# TASK DETAILS:
Reproduce, exactly and in full, only the lines below from the one containing "Write the Apache ECharts code for this chart." through the one containing "var yTicks = [-3,-2,-1,0,1,2,3,4];".

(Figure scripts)
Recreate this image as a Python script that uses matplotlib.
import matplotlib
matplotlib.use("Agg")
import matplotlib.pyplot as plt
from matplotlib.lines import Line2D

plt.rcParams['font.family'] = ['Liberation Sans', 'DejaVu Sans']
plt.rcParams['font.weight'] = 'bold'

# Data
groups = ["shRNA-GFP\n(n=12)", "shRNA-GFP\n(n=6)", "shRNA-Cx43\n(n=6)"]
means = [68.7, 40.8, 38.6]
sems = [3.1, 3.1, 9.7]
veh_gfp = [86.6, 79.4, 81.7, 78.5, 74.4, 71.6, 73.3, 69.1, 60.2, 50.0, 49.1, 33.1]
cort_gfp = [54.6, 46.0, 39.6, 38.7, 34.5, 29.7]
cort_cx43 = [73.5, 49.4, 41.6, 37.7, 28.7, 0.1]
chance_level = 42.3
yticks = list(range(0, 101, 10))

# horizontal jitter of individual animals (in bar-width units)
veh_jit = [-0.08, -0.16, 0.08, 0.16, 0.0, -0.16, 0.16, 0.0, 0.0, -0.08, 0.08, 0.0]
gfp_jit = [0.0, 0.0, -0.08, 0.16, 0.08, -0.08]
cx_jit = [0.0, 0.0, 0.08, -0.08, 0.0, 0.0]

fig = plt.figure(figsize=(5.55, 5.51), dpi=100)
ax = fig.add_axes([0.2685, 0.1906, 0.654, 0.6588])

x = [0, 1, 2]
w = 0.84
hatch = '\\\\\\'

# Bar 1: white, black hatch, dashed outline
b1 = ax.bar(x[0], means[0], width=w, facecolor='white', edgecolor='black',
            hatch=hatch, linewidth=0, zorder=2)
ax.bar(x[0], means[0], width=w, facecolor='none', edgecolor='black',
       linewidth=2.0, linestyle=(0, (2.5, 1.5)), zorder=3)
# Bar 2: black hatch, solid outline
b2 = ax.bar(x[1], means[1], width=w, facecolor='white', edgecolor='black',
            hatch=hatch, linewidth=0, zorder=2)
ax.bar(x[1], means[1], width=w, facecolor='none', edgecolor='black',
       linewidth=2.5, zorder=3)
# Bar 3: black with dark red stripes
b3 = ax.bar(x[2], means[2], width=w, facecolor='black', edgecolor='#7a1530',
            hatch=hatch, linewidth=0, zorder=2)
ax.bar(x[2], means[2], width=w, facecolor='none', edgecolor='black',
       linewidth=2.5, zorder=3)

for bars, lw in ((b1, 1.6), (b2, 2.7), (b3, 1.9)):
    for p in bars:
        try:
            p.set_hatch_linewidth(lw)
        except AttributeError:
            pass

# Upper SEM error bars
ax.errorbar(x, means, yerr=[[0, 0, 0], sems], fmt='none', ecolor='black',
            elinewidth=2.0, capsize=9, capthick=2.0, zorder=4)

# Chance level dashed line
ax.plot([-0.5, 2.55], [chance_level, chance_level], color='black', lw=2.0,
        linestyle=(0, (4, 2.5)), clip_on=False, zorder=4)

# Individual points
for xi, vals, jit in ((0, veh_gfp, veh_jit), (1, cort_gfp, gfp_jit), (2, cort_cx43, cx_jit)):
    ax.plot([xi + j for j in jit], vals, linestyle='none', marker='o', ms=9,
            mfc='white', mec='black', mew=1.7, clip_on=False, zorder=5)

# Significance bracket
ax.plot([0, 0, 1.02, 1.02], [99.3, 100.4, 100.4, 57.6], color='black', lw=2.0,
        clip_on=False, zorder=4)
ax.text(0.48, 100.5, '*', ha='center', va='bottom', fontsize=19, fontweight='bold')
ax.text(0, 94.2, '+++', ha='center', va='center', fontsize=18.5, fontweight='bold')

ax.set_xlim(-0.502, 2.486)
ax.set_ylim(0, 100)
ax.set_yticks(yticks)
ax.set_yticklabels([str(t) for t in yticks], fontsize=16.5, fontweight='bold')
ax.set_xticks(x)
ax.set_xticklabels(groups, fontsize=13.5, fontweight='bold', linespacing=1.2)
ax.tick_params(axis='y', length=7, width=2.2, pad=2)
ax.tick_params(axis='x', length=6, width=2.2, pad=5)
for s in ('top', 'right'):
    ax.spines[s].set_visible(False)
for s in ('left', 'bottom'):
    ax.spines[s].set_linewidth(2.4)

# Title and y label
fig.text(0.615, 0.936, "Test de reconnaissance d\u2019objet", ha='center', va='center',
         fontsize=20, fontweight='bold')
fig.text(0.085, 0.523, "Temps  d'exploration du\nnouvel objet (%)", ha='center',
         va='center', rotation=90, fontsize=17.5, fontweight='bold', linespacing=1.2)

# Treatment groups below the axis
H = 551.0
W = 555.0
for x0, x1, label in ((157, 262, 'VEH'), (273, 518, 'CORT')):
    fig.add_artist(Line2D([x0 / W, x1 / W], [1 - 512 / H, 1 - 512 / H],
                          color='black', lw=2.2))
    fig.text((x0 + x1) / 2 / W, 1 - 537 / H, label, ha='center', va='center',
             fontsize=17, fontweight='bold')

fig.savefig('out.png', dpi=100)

* * *

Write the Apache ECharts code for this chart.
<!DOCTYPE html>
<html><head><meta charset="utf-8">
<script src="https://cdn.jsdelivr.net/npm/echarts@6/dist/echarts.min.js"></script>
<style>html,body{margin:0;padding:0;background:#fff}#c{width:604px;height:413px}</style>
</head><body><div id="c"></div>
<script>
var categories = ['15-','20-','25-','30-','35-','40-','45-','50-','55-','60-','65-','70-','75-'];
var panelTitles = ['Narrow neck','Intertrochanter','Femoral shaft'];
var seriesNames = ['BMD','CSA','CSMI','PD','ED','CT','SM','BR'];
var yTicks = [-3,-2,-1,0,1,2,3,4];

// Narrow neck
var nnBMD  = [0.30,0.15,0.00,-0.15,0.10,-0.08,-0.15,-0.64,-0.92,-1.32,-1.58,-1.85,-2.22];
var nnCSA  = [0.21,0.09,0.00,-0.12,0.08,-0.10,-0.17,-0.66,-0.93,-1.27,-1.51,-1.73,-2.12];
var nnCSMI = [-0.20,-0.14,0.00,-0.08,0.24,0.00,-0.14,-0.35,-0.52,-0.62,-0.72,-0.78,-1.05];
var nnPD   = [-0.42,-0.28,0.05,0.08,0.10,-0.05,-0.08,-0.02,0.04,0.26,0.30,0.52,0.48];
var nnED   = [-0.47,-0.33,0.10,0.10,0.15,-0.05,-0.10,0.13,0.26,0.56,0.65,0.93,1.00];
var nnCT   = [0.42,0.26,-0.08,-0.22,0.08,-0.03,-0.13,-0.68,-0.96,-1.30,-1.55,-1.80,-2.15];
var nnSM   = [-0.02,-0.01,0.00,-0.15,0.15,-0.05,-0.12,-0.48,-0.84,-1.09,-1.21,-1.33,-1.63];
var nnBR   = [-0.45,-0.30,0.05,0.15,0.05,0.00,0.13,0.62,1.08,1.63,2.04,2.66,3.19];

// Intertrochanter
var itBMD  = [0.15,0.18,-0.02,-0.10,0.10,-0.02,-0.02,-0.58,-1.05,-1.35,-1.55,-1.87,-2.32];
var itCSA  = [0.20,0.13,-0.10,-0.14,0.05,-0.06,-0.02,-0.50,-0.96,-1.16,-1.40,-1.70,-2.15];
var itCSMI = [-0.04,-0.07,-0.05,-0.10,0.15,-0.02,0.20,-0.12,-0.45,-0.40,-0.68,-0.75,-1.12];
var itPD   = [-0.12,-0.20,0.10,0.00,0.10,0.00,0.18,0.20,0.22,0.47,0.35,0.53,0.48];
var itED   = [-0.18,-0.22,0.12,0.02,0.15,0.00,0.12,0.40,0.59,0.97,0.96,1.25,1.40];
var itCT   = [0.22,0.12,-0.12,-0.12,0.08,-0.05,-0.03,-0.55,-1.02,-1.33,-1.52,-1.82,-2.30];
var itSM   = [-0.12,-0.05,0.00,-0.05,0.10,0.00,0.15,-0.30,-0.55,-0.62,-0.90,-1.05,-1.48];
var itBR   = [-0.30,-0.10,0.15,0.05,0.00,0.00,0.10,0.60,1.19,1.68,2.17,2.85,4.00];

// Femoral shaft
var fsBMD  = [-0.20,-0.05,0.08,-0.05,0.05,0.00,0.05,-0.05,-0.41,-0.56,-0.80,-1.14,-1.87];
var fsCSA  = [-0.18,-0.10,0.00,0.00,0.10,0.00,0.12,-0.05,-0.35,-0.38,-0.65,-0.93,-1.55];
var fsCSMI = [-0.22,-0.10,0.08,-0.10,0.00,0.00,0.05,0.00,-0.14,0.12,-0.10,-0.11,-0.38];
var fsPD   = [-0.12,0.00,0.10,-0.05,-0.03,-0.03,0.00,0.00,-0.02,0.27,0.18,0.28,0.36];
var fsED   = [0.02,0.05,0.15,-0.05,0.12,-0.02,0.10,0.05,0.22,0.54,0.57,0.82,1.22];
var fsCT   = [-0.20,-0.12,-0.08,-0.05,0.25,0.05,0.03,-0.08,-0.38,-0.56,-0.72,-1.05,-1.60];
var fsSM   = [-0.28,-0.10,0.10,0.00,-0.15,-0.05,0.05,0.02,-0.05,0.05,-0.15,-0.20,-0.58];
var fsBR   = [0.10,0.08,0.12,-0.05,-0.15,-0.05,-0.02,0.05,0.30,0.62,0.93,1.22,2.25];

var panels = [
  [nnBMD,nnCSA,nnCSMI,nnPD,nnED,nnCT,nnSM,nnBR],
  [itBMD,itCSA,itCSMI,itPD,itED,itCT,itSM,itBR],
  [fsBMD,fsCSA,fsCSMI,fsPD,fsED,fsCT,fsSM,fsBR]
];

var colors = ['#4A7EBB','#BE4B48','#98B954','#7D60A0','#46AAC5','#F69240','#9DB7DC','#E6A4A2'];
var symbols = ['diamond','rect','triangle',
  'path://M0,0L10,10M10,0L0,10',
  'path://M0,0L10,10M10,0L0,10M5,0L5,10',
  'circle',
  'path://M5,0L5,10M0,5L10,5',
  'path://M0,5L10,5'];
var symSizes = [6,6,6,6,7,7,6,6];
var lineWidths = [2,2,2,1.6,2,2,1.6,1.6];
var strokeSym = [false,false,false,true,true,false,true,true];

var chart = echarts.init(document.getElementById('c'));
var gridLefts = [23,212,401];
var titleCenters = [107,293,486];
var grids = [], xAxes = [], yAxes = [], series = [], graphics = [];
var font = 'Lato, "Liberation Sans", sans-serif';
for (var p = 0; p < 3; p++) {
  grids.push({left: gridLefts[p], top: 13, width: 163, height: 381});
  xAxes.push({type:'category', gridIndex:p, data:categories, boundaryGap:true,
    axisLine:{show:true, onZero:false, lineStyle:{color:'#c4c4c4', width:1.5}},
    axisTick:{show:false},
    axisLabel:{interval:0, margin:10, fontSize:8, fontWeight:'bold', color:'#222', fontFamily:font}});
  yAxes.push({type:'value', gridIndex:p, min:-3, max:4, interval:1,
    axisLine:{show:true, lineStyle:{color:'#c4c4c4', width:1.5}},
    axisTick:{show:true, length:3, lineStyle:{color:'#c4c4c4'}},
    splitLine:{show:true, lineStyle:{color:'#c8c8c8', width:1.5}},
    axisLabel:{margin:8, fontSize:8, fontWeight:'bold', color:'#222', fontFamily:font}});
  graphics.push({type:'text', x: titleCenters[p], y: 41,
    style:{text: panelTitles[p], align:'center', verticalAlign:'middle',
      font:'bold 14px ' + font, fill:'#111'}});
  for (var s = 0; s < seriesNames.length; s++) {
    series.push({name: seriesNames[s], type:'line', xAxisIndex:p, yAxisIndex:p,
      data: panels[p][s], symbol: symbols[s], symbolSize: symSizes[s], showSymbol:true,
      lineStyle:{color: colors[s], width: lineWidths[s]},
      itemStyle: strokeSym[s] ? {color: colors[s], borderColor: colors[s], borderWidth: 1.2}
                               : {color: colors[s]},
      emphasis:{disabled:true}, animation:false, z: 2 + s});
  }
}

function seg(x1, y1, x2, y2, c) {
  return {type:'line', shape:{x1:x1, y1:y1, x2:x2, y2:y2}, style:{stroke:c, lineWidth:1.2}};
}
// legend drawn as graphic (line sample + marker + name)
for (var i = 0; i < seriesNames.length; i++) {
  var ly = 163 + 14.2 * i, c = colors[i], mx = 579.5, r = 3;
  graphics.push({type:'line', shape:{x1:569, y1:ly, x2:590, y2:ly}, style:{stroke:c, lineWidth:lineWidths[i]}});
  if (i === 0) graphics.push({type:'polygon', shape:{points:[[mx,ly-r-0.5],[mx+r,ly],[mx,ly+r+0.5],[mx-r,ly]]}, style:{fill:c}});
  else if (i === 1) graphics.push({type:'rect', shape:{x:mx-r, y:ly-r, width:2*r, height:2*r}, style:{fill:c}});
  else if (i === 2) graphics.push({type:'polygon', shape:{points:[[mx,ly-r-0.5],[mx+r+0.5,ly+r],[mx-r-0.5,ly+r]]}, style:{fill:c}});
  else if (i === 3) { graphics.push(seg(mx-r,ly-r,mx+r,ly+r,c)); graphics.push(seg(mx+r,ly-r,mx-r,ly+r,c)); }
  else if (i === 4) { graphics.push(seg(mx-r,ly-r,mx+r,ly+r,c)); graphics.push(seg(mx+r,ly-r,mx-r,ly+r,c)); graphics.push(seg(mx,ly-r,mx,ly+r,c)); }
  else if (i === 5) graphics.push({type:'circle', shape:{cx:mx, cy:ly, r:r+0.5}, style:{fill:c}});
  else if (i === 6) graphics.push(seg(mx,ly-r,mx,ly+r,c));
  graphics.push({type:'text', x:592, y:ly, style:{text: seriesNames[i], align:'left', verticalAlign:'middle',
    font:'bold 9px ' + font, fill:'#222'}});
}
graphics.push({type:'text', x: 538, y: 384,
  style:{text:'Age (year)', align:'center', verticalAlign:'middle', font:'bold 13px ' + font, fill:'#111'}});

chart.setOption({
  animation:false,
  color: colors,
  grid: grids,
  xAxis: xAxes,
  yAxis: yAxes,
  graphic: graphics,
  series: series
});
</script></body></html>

# SOLUTION:
Write the Apache ECharts code for this chart.
<!DOCTYPE html>
<html><head><meta charset="utf-8">
<script src="https://cdn.jsdelivr.net/npm/echarts@6/dist/echarts.min.js"></script>
<style>html,body{margin:0;padding:0;background:#fff}#c{width:604px;height:413px}</style>
</head><body><div id="c"></div>
<script>
var categories = ['15-','20-','25-','30-','35-','40-','45-','50-','55-','60-','65-','70-','75-'];
var panelTitles = ['Narrow neck','Intertrochanter','Femoral shaft'];
var seriesNames = ['BMD','CSA','CSMI','PD','ED','CT','SM','BR'];
var yTicks = [-3,-2,-1,0,1,2,3,4];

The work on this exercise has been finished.